Norton Says Senate Defeat of Full-Year Approps Bill Containing D.C. Riders Is Cause for Optimism
Norton Says Expected Senate Defeat of Full-Year Appropriations Bill Containing D.C. Riders and Harmful Cuts Is Cause for Optimism
March 8, 2011
WASHINGTON, DC -- Congresswoman Eleanor Holmes Norton (D-DC) today applauded her Senate Democratic colleagues for defeating the House-passed H.R. 1, the Full-Year Continuing Appropriations Act of 2011, which contained riders that violate the District's right to self-government, by prohibiting the city from spending its local taxpayer-raised funds on needle exchange programs and abortions for low-income women, as well as by starting up a new D.C. private school voucher program. The House-passed H.R. 1 would cut $57 billion, including eliminating funding for Metro's safety improvements, and would cut domestic programs more deeply than any single budget in U.S. history. The Senate Democrat's spending bill, which cuts with $4.7 billion is also expected to fail this evening or tomorrow, but Norton said that it has important markers in eliminating the Republican riders, cutting very little from the District of Columbia in particular, and many billions less in cuts from federal programs on which the city relies.

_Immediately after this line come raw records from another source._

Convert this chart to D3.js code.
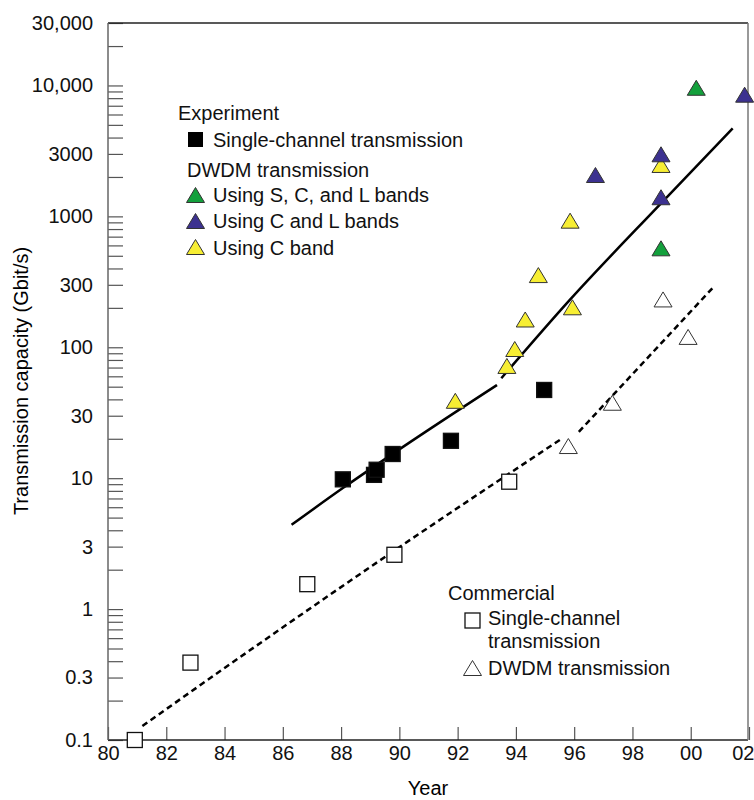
<!DOCTYPE html>
<html>
<head>
<meta charset="utf-8">
<script src="https://cdn.jsdelivr.net/npm/d3@7"></script>
<style>
  body { margin: 0; background: #fff; }
  text { font-family: "Liberation Sans", Arial, Helvetica, sans-serif; }
</style>
</head>
<body>
<svg id="chart"></svg>
<script>

// experiment, single channel (year, Gbit/s)
var expSingle = [[88.06, 9.8], [89.13, 10.6], [89.22, 11.6], [89.77, 15.3], [91.77, 19.3], [94.97, 47.2]];

// experiment, DWDM
var dwdmSCL = [[98.98, 570], [100.19, 9600]];
var dwdmCL = [[96.73, 2070], [98.98, 2980], [98.98, 1400], [101.85, 8500]];
var dwdmC = [[91.92, 39], [93.69, 72], [93.96, 97], [94.32, 163], [94.77, 356], [95.86, 927], [95.94, 202], [98.98, 2470]];

// commercial
var commSingle = [[80.92, 0.1], [82.83, 0.39], [86.84, 1.55], [89.83, 2.6], [93.77, 9.4]];
var commDWDM = [[95.8, 17.6], [97.31, 37.7], [99.05, 232], [99.91, 120]];

// trend lines
var expTrend1 = [[86.3, 4.4], [88.06, 8.4], [90.1, 17.2], [93.35, 51.5]];
var expTrend2 = [[93.5, 58], [95.85, 230], [98.98, 1257], [101.44, 4700]];
var commTrend1 = [[81.18, 0.128], [85.9, 0.7], [89.83, 2.8], [95.54, 19.8]];
var commTrend2 = [[96.16, 22.6], [100.79, 290]];

var yearTicks = [80, 82, 84, 86, 88, 90, 92, 94, 96, 98, 100, 102];
var yLabels = {0.1: "0.1", 0.3: "0.3", 1: "1", 3: "3", 10: "10", 30: "30", 100: "100",
               300: "300", 1000: "1000", 3000: "3000", 10000: "10,000", 30000: "30,000"};

var colors = { scl: "#13a03c", cl: "#3c3190", c: "#f7ee33" };

var width = 754, height = 800;

var svg = d3.select("#chart")
            .attr("width", width)
            .attr("height", height)

var xScale = d3.scaleLinear()
               .domain([80, 102])
               .range([108, 749])

var yScale = d3.scaleLog()
               .domain([0.1, 30000])
               .range([740, 23])

// every 1..9 tick of each decade
var yTicks = [];
for (var p = -1; p <= 4; p++) {
    for (var m = 1; m <= 9; m++) {
        var v = +(m * Math.pow(10, p)).toPrecision(3);
        if (v <= 30000) yTicks.push(v);
    }
}

var xAxisgen = d3.axisBottom(xScale)
                 .tickValues(yearTicks)
                 .tickSizeInner(-13)
                 .tickSizeOuter(0)
                 .tickPadding(6)
                 .tickFormat(function (d) { return String(d % 100).padStart(2, "0"); });

var yAxisgen = d3.axisLeft(yScale)
                 .tickValues(yTicks)
                 .tickSizeInner(-15)
                 .tickSizeOuter(0)
                 .tickPadding(15)
                 .tickFormat(function (d) { return yLabels[d] || ""; });

var xAxis = svg.append("g")
    .attr("transform", "translate(0,740)")
    .call(xAxisgen)

var yAxis = svg.append("g")
    .attr("transform", "translate(108,0)")
    .call(yAxisgen)

svg.selectAll(".domain").remove();
svg.selectAll(".tick line").attr("stroke", "#555").attr("stroke-width", 1.2);
svg.selectAll(".tick text").attr("fill", "#111").style("font-size", "20px");

// last year label sits at the right edge of the page
xAxis.selectAll(".tick text")
    .filter(function (d) { return d === 102; })
    .attr("text-anchor", "end")
    .attr("x", 5)

// frame
svg.append("line").attr("x1", 108).attr("x2", 748).attr("y1", 740).attr("y2", 740).attr("stroke", "#222").attr("stroke-width", 1.5);
svg.append("line").attr("x1", 108).attr("x2", 748).attr("y1", 23).attr("y2", 23).attr("stroke", "#222").attr("stroke-width", 1.5);
svg.append("line").attr("x1", 108).attr("x2", 108).attr("y1", 23).attr("y2", 740).attr("stroke", "#666").attr("stroke-width", 1.5);
svg.append("line").attr("x1", 748).attr("x2", 748).attr("y1", 23).attr("y2", 740).attr("stroke", "#777").attr("stroke-width", 1.5);

// axis titles
svg.append("text")
    .attr("x", 428)
    .attr("y", 795)
    .attr("text-anchor", "middle")
    .style("font-size", "20px")
    .text("Year")

svg.append("text")
    .attr("transform", "translate(28,381) rotate(-90)")
    .attr("text-anchor", "middle")
    .style("font-size", "20px")
    .text("Transmission capacity (Gbit/s)")

// trend lines
var line = d3.line()
             .x(function (d) { return xScale(d[0]); })
             .y(function (d) { return yScale(d[1]); })
             .curve(d3.curveMonotoneX)

;[expTrend1, expTrend2].forEach(function (t) {
    svg.append("path").attr("d", line(t)).attr("fill", "none")
       .attr("stroke", "#000").attr("stroke-width", 2.5);
});
;[commTrend1, commTrend2].forEach(function (t) {
    svg.append("path").attr("d", line(t)).attr("fill", "none")
       .attr("stroke", "#000").attr("stroke-width", 2.5)
       .attr("stroke-dasharray", "6,4");
});

function triangle(cx, cy) {
    return "M" + (cx - 9) + "," + (cy + 7.5) + "L" + cx + "," + (cy - 7.5) + "L" + (cx + 9) + "," + (cy + 7.5) + "Z";
}

function drawSquares(data, fill) {
    svg.selectAll(null)
        .data(data)
        .enter()
        .append("rect")
        .attr("x", function (d) { return xScale(d[0]) - 7.5; })
        .attr("y", function (d) { return yScale(d[1]) - 7.5; })
        .attr("width", 15)
        .attr("height", 15)
        .attr("fill", fill)
        .attr("stroke", "#111")
        .attr("stroke-width", 1.3)
}

function drawTriangles(data, fill) {
    svg.selectAll(null)
        .data(data)
        .enter()
        .append("path")
        .attr("d", function (d) { return triangle(xScale(d[0]), yScale(d[1])); })
        .attr("fill", fill)
        .attr("stroke", "#333")
        .attr("stroke-width", 1)
}

drawSquares(commSingle, "#fff");
drawTriangles(commDWDM, "#fff");
drawSquares(expSingle, "#000");
drawTriangles(dwdmC, colors.c);
drawTriangles(dwdmSCL, colors.scl);
drawTriangles(dwdmCL, colors.cl);

// legends
function label(x, y, s) {
    svg.append("text").attr("x", x).attr("y", y).style("font-size", "20px").attr("fill", "#111").text(s);
}

label(178, 120, "Experiment");
svg.append("rect").attr("x", 188).attr("y", 132).attr("width", 15).attr("height", 15).attr("fill", "#000");
label(213, 147, "Single-channel transmission");
label(187, 177, "DWDM transmission");
svg.append("path").attr("d", triangle(195.5, 195)).attr("fill", colors.scl).attr("stroke", "#333");
label(213, 202, "Using S, C, and L bands");
svg.append("path").attr("d", triangle(195.5, 221)).attr("fill", colors.cl).attr("stroke", "#333");
label(213, 228, "Using C and L bands");
svg.append("path").attr("d", triangle(195.5, 247)).attr("fill", colors.c).attr("stroke", "#333");
label(213, 255, "Using C band");

label(448, 600, "Commercial");
svg.append("rect").attr("x", 465).attr("y", 613).attr("width", 15).attr("height", 15).attr("fill", "#fff").attr("stroke", "#111").attr("stroke-width", 1.3);
label(488, 625, "Single-channel");
label(488, 648, "transmission");
svg.append("path").attr("d", triangle(472.5, 668)).attr("fill", "#fff").attr("stroke", "#333");
label(488, 675, "DWDM transmission");

</script>
</body>
</html>
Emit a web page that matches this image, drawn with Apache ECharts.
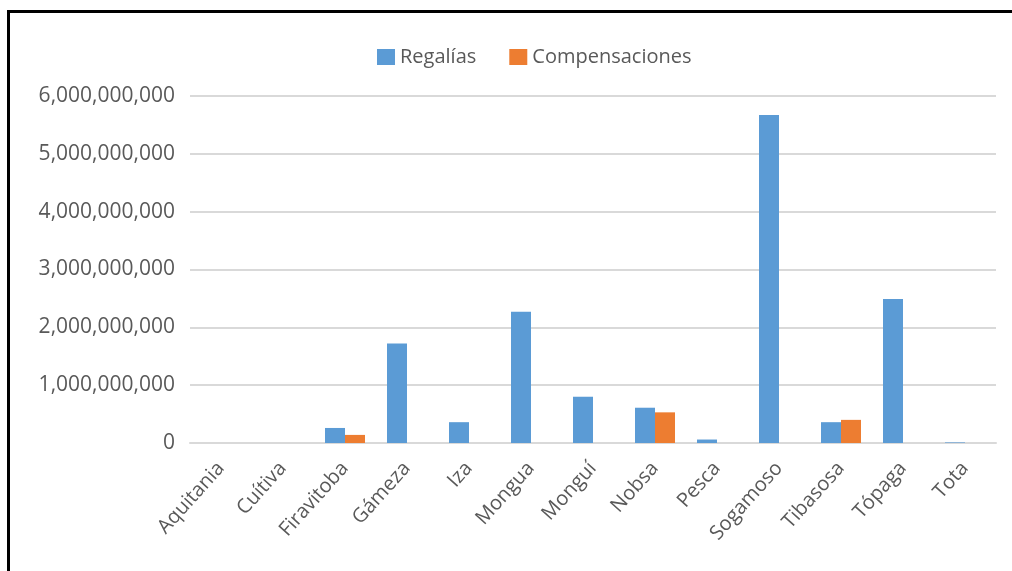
<!DOCTYPE html>
<html>
<head>
<meta charset="utf-8">
<script src="https://cdn.jsdelivr.net/npm/echarts@6/dist/echarts.min.js"></script>
<style>
html,body{margin:0;padding:0;background:#fff;}
#chart{width:1012px;height:571px;position:absolute;left:0;top:0;}
#frame{position:absolute;left:7px;top:10px;width:1020px;height:600px;border-left:3px solid #000;border-top:3px solid #000;pointer-events:none;}
</style>
</head>
<body>
<div id="chart"></div>
<div id="frame"></div>
<script>
const categories = ['Aquitania','Cuítiva','Firavitoba','Gámeza','Iza','Mongua','Monguí','Nobsa','Pesca','Sogamoso','Tibasosa','Tópaga','Tota'];
const regalias = [0, 0, 260000000, 1720000000, 360000000, 2270000000, 800000000, 610000000, 60000000, 5670000000, 360000000, 2490000000, 10000000];
const compensaciones = [0, 0, 140000000, 0, 0, 0, 0, 530000000, 0, 0, 400000000, 0, 0];
const yTicks = [0, 1000000000, 2000000000, 3000000000, 4000000000, 5000000000, 6000000000];

const chart = echarts.init(document.getElementById('chart'));
const font = 'Open Sans';
chart.setOption({
  animation: false,
  textStyle: {fontFamily: font},
  legend: {
    left: 372, top: 42,
    itemWidth: 18, itemHeight: 16, itemGap: 33,
    icon: 'rect',
    textStyle: {color: '#595959', fontSize: 20, fontFamily: font},
    data: ['Regalías', 'Compensaciones']
  },
  grid: {left: 190, right: 16, top: 96, bottom: 128, containLabel: false},
  xAxis: {
    type: 'category',
    data: categories,
    axisLine: {lineStyle: {color: '#D9D9D9', width: 2}},
    axisTick: {show: false},
    axisLabel: {rotate: 48, color: '#595959', fontSize: 20, fontFamily: font, margin: 22, interval: 0}
  },
  yAxis: {
    type: 'value',
    min: yTicks[0], max: yTicks[yTicks.length-1], interval: 1000000000,
    axisLine: {show: false},
    axisTick: {show: false},
    splitLine: {lineStyle: {color: '#D9D9D9', width: 2}},
    axisLabel: {color: '#595959', fontSize: 21, fontFamily: font, margin: 15,
      formatter: v => v.toLocaleString('en-US')}
  },
  series: [
    {name: 'Regalías', type: 'bar', data: regalias, barWidth: 20, barGap: '0%',
      itemStyle: {color: '#5B9BD5'}},
    {name: 'Compensaciones', type: 'bar', data: compensaciones, barWidth: 20, barGap: '0%',
      itemStyle: {color: '#ED7D31'}}
  ]
});
</script>
</body>
</html>
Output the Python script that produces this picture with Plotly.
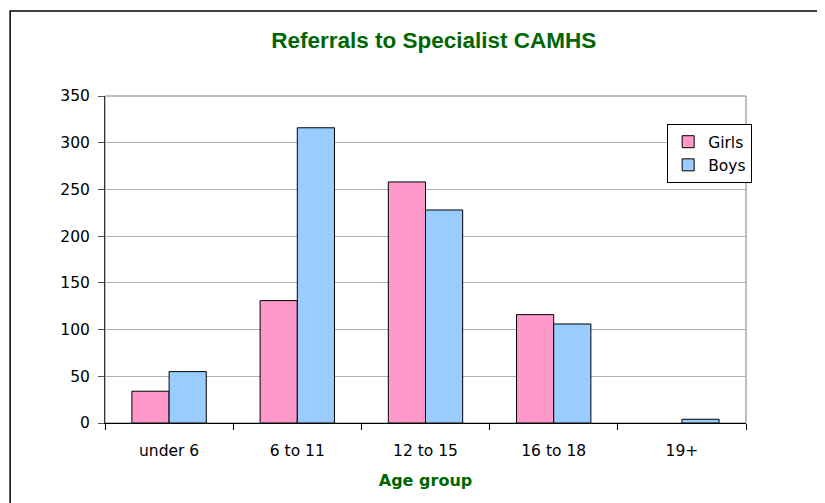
import plotly.graph_objects as go

categories = ["under 6", "6 to 11", "12 to 15", "16 to 18", "19+"]
girls = [34, 131, 258, 116, 0]
boys = [55, 316, 228, 106, 4]
y_ticks = [0, 50, 100, 150, 200, 250, 300, 350]

fig = go.Figure()
fig.add_trace(go.Bar(name="Girls", x=categories, y=girls,
                     marker=dict(color="#FF99CC",
                                 line=dict(color="black", width=[0 if v == 0 else 1 for v in girls]))))
fig.add_trace(go.Bar(name="Boys", x=categories, y=boys,
                     marker=dict(color="#99CCFF",
                                 line=dict(color="black", width=[0 if v == 0 else 1 for v in boys]))))

font_fam = "DejaVu Sans, Verdana, sans-serif"
fig.update_layout(
    width=825, height=503,
    margin=dict(l=97, r=87, t=88, b=88),
    paper_bgcolor="white", plot_bgcolor="white",
    barmode="group", bargap=0.42, bargroupgap=0,
    title=dict(text="<b>Referrals to Specialist CAMHS</b>", x=0.516, xanchor="center",
               y=0.936, yanchor="middle",
               font=dict(family="Liberation Sans, Arial, sans-serif", size=22.5, color="#006600")),
    font=dict(family=font_fam, size=15.5, color="black"),
    legend=dict(x=0.877, y=0.914, xanchor="left", yanchor="top",
                bordercolor="black", borderwidth=1, bgcolor="white",
                font=dict(family=font_fam, size=15.5), tracegroupgap=0,
                itemwidth=30),
    showlegend=True,
)
fig.update_xaxes(
    showline=True, linecolor="black", linewidth=1,
    ticks="outside", ticklen=6, tickcolor="black", tickson="boundaries",
    ticklabelstandoff=13,
    showgrid=False,
    title=dict(text="<b>Age group</b>", standoff=16,
               font=dict(family=font_fam, size=16, color="#006600")),
)
fig.update_yaxes(
    range=[0, 350], tickvals=y_ticks,
    showline=True, linecolor="#333333", linewidth=1,
    ticks="outside", ticklen=6, tickcolor="#555555",
    ticklabelstandoff=5,
    showgrid=True, gridcolor="#B0B0B0", gridwidth=1,
    zeroline=False,
)
# plot area border (gray top/right)
fig.add_shape(type="rect", xref="paper", yref="paper", x0=0, x1=1, y0=0, y1=1,
              line=dict(color="#808080", width=1), layer="below")
# outer chart border
fig.add_shape(type="rect", xref="paper", yref="paper", x0=-0.148, x1=1.115, y0=-0.3, y1=1.26,
              line=dict(color="black", width=1.5), layer="below")

fig.write_html("out.html")
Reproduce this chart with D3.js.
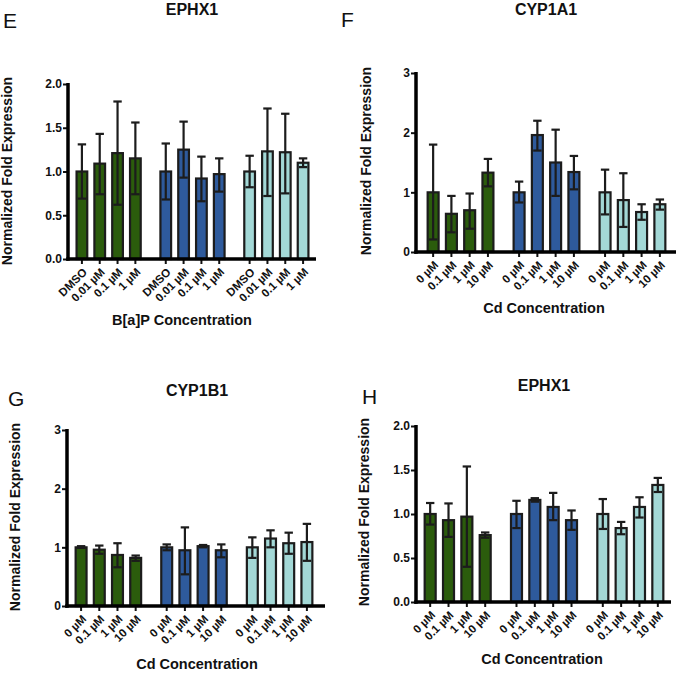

"I have spent the past few weeks working with our friends in the Senate and with the administration to not only preserve our home-rule rights and dignity as a local jurisdiction, but also to prevent the draconian Republican cuts that will cost millions of jobs and drag the economy back from the fragile recovery now underway," said Norton. "Since the start of the new Congress, the House Republican majority has thrown aside jobs as a priority and put special attention on the District by not trying to re-impose the D.C. riders that I got removed in previous Congresses, but also by stripping residents of their Committee of the Whole vote and reintroducing the National Rifle Association-backed D.C. gun bill. As the House Republicans continue to try to dictate policy to District residents and the District government, we must continue to stand up for ourselves in strong opposition if we expect the Senate and the administration to continue to stand up for us."
The Congresswoman attempted to amend the short-term continuing resolution that expires March 18 to allow the District to spend its local funds for the remainder of the fiscal year in order to avoid the possibility of a District government shutdown if Congress fails to pass an appropriations bill by March 18, and to avoid the city having to operate on successive continuing resolutions. Last week, she offered a similar amendment to the Surface Transportation Extension Act of 2011. The Rules Committee refused both of her amendments.